Authentication factors include a password or the personal identification number, or PIN, of the account; possession of a payment card; a one-time password generated through a security token and sent via SMS or text; and the use of something inherent to the user, such as a fingerprint and retinal pattern.

“This provides for a more reliable authentication method and a stronger fraud-deterrent mechanism that limits unauthorized access; and protects the integrity of customer data and transaction details. This, in turn, contributes to increased customer confidence leading to more prevalent usage of digital financial services, which is aligned with the National Retail Payment Systems objective of a cash-light economy by 2020,” the BSP said.

The monetary authorities said banks and financial institutions have until the end of September this year to implement the multifactor authentication system in their online transactions. The authorities also require banks to submit a plan of action with specific timelines, as well as the status of initiatives being undertaken, to achieve full compliance starting next month.

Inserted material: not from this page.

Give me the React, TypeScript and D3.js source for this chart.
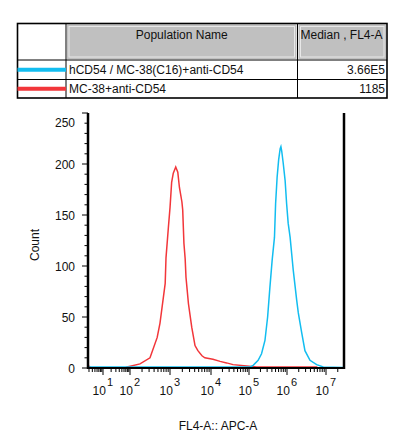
import React from "react";
import * as d3 from "d3";

// ---- data ----
const populationNames = ["hCD54 / MC-38(C16)+anti-CD54", "MC-38+anti-CD54"];
const medianLabels = ["3.66E5", "1185"];
const seriesColors = ["#12bdf0", "#f2363a"];

// x in log10 decades of FL4-A, y = count
const redDecade = [0.46, 0.56, 1.81, 1.89, 2.25, 2.5, 2.68, 2.75, 2.88, 2.9, 2.96, 3.0, 3.04, 3.08, 3.14, 3.19, 3.23, 3.29, 3.31, 3.34, 3.37, 3.39, 3.45, 3.53, 3.61, 3.68, 3.78, 3.85, 4.05, 4.24, 4.41, 4.58, 4.94, 5.2, 6.76, 6.79, 7.46];
const redCount = [2, 0, 0, 1, 4, 10, 30, 44, 83, 108, 138, 157, 182, 191, 197, 192, 177, 163, 155, 122, 107, 89, 63, 40, 22, 17, 12, 10, 8.5, 6.5, 5, 3.3, 2, 1, 1, 0, 0];

const blueDecade = [0.44, 5.03, 5.11, 5.24, 5.33, 5.42, 5.49, 5.55, 5.61, 5.67, 5.7, 5.74, 5.78, 5.82, 5.84, 5.86, 5.9, 5.95, 5.99, 6.03, 6.08, 6.12, 6.16, 6.25, 6.29, 6.38, 6.46, 6.59, 6.76, 6.93, 7.46];
const blueCount = [1, 1, 2.6, 7.5, 14, 27, 50, 79, 106, 128, 161, 187, 204, 215, 217, 213, 201, 184, 161, 142, 128, 112, 96, 66, 54, 34, 17, 7.5, 3.3, 1, 0.5];

const yMajorTicks = [0, 50, 100, 150, 200, 250];
const xDecadeLabels = [1, 2, 3, 4, 5, 6, 7];
const xAxisTitle = "FL4-A:: APC-A";
const yAxisTitle = "Count";
const headerLabels = ["Population Name", "Median , FL4-A"];

export default function App() {
  const W = 398, H = 445;
  const left = 88, right = 344, top = 113, bottom = 368;

  // biexponential-like display: piecewise linear between decade stops
  const x = d3
    .scaleLinear()
    .domain([0.44, 1, 2, 3, 4, 5, 6, 7, 7.46])
    .range([left, 103, 130, 170, 211, 249, 287, 326, right]);
  const y = d3.scaleLinear().domain([0, 250]).range([bottom, top]);

  const line = d3
    .line<[number, number]>()
    .x((d) => x(d[0]))
    .y((d) => y(d[1]))
    .curve(d3.curveLinear);

  const redPts = redDecade.map((d, i) => [d, redCount[i]] as [number, number]);
  const bluePts = blueDecade.map((d, i) => [d, blueCount[i]] as [number, number]);

  const yMinor = d3.range(0, 251, 10).filter((v) => v % 50 !== 0);
  const xMinor: number[] = [];
  for (let dec = 0; dec <= 7; dec++) {
    for (let k = 2; k <= 9; k++) {
      const v = dec + Math.log10(k);
      if (v > 0.45 && v < 7.46) xMinor.push(v);
    }
  }

  const font = "'Liberation Sans', Arial, Helvetica, sans-serif";

  // table geometry
  const tL = 17.5, tR = 387, tT = 23.5, tB = 98;
  const c1 = 66, c2 = 297.5;
  const r1 = 60, r2 = 79.5;

  return (
    <svg
      width={W}
      height={H}
      style={{ position: "absolute", left: 0, top: 0, background: "#fff" }}
      fontFamily={font}
    >
      <rect x={0} y={0} width={W} height={H} fill="#fff" />
      {/* ---- table ---- */}
      <rect x={c1 + 1} y={tT + 1} width={c2 - c1 - 2} height={r1 - tT - 2} fill="#c0c0c0" />
      <rect x={c1 + 3} y={tT + 3} width={c2 - c1 - 6} height={r1 - tT - 6} fill="none" stroke="#e8e8e8" strokeWidth={1} />
      <rect x={c2 + 1} y={tT + 1} width={tR - c2 - 2} height={r1 - tT - 2} fill="#c0c0c0" />
      <rect x={c2 + 3} y={tT + 3} width={tR - c2 - 6} height={r1 - tT - 6} fill="none" stroke="#e8e8e8" strokeWidth={1} />
      <line x1={c1} x2={c1} y1={tT} y2={tB} stroke="#000" strokeWidth={1} />
      <line x1={c2} x2={c2} y1={tT} y2={tB} stroke="#000" strokeWidth={1} />
      <line x1={tL} x2={tR} y1={r1} y2={r1} stroke="#000" strokeWidth={1} />
      <line x1={tL} x2={tR} y1={r2} y2={r2} stroke="#000" strokeWidth={1} />
      <rect x={tL} y={tT} width={tR - tL} height={tB - tT} fill="none" stroke="#000" strokeWidth={1.6} />
      <text x={(c1 + c2) / 2} y={39} fontSize={12} textAnchor="middle" fill="#111">
        {headerLabels[0]}
      </text>
      <text x={c2 + 3} y={39} fontSize={12} fill="#111">
        {headerLabels[1]}
      </text>
      {populationNames.map((n, i) => {
        const rowMid = i === 0 ? (r1 + r2) / 2 : (r2 + tB) / 2;
        return (
          <g key={n}>
            <line x1={tL} x2={c1} y1={rowMid} y2={rowMid} stroke={seriesColors[i]} strokeWidth={4} />
            <text x={c1 + 3} y={rowMid + 4.5} fontSize={12} fill="#111">
              {n}
            </text>
            <text x={tR - 2} y={rowMid + 4.5} fontSize={12} textAnchor="end" fill="#111">
              {medianLabels[i]}
            </text>
          </g>
        );
      })}

      {/* ---- histogram curves ---- */}
      <path d={line(redPts) || ""} fill="none" stroke={seriesColors[1]} strokeWidth={1.5} />
      <path d={line(bluePts) || ""} fill="none" stroke={seriesColors[0]} strokeWidth={1.5} />

      {/* ---- frame / axes ---- */}
      <line x1={left} x2={left} y1={top} y2={bottom + 1} stroke="#000" strokeWidth={2.5} />
      <line x1={right} x2={right} y1={top} y2={bottom + 1} stroke="#000" strokeWidth={2.5} />
      <line x1={left - 1} x2={right + 1} y1={bottom} y2={bottom} stroke="#000" strokeWidth={2.2} />

      {/* y ticks */}
      {yMajorTicks.map((v) => (
        <g key={"ym" + v}>
          <line x1={left - 6} x2={left} y1={y(v)} y2={y(v)} stroke="#000" strokeWidth={1} />
          <text
            x={75}
            y={v === 250 ? y(v) + 14 : y(v) + 4.5}
            fontSize={12}
            textAnchor="end"
            fill="#111"
          >
            {v}
          </text>
        </g>
      ))}
      {yMinor.map((v) => (
        <line key={"yn" + v} x1={left - 3.5} x2={left} y1={y(v)} y2={y(v)} stroke="#000" strokeWidth={1} />
      ))}

      {/* x ticks */}
      {xDecadeLabels.map((dec) => (
        <g key={"xm" + dec}>
          <line x1={x(dec)} x2={x(dec)} y1={bottom} y2={bottom + 7} stroke="#000" strokeWidth={1} />
          <text x={x(dec) - 10.5} y={395} fontSize={12} fill="#111">
            10
          </text>
          <text x={x(dec) + 4} y={386} fontSize={11} fill="#111">
            {dec}
          </text>
        </g>
      ))}
      {xMinor.map((v, i) => (
        <line key={"xn" + i} x1={x(v)} x2={x(v)} y1={bottom} y2={bottom + 4} stroke="#000" strokeWidth={1} />
      ))}

      {/* titles */}
      <text x={218} y={430} fontSize={12} textAnchor="middle" fill="#111">
        {xAxisTitle}
      </text>
      <text
        transform={`translate(39, ${245}) rotate(-90)`}
        fontSize={12}
        textAnchor="middle"
        fill="#111"
      >
        {yAxisTitle}
      </text>
    </svg>
  );
}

The central bank said the new regulation was in response to the increasing propensity and sophistication of cyber attacks involving fund transfers, payments and other transactions via
online channels.

“With the ongoing migration to EMV [Europay, Mastercard and Visa]technology, cyber attackers face reduced fraud opportunities in traditional schemes, which require customers to physically present their payment cards or the so-called card-present transactions in automated teller machine and/or point-of-sale terminals. Similar to the experience of other countries that have adopted EMV technology, the BSP is then expecting an upsurge of cyber attacks targeting card-not-present [CNP] transactions in the Philippines,” the BSP said.

The EMV pertains to the shift to chip-driven and ostensibly more secure global standard for credit- and debit-card transactions and stands for Europay, Mastercard and Visa. The system that preceded this was called the magnetic-strip variety.

CNP transactions make use of Internet or mobile applications to engage in activities, such as fund transfers and payment of utility bills, through a bank’s online banking system. These are transactions made when buying airline tickets, booking hotel reservations, tours and tickets, online shopping and a host of other activities in e-commerce web sites and other online/mobile platforms, for example.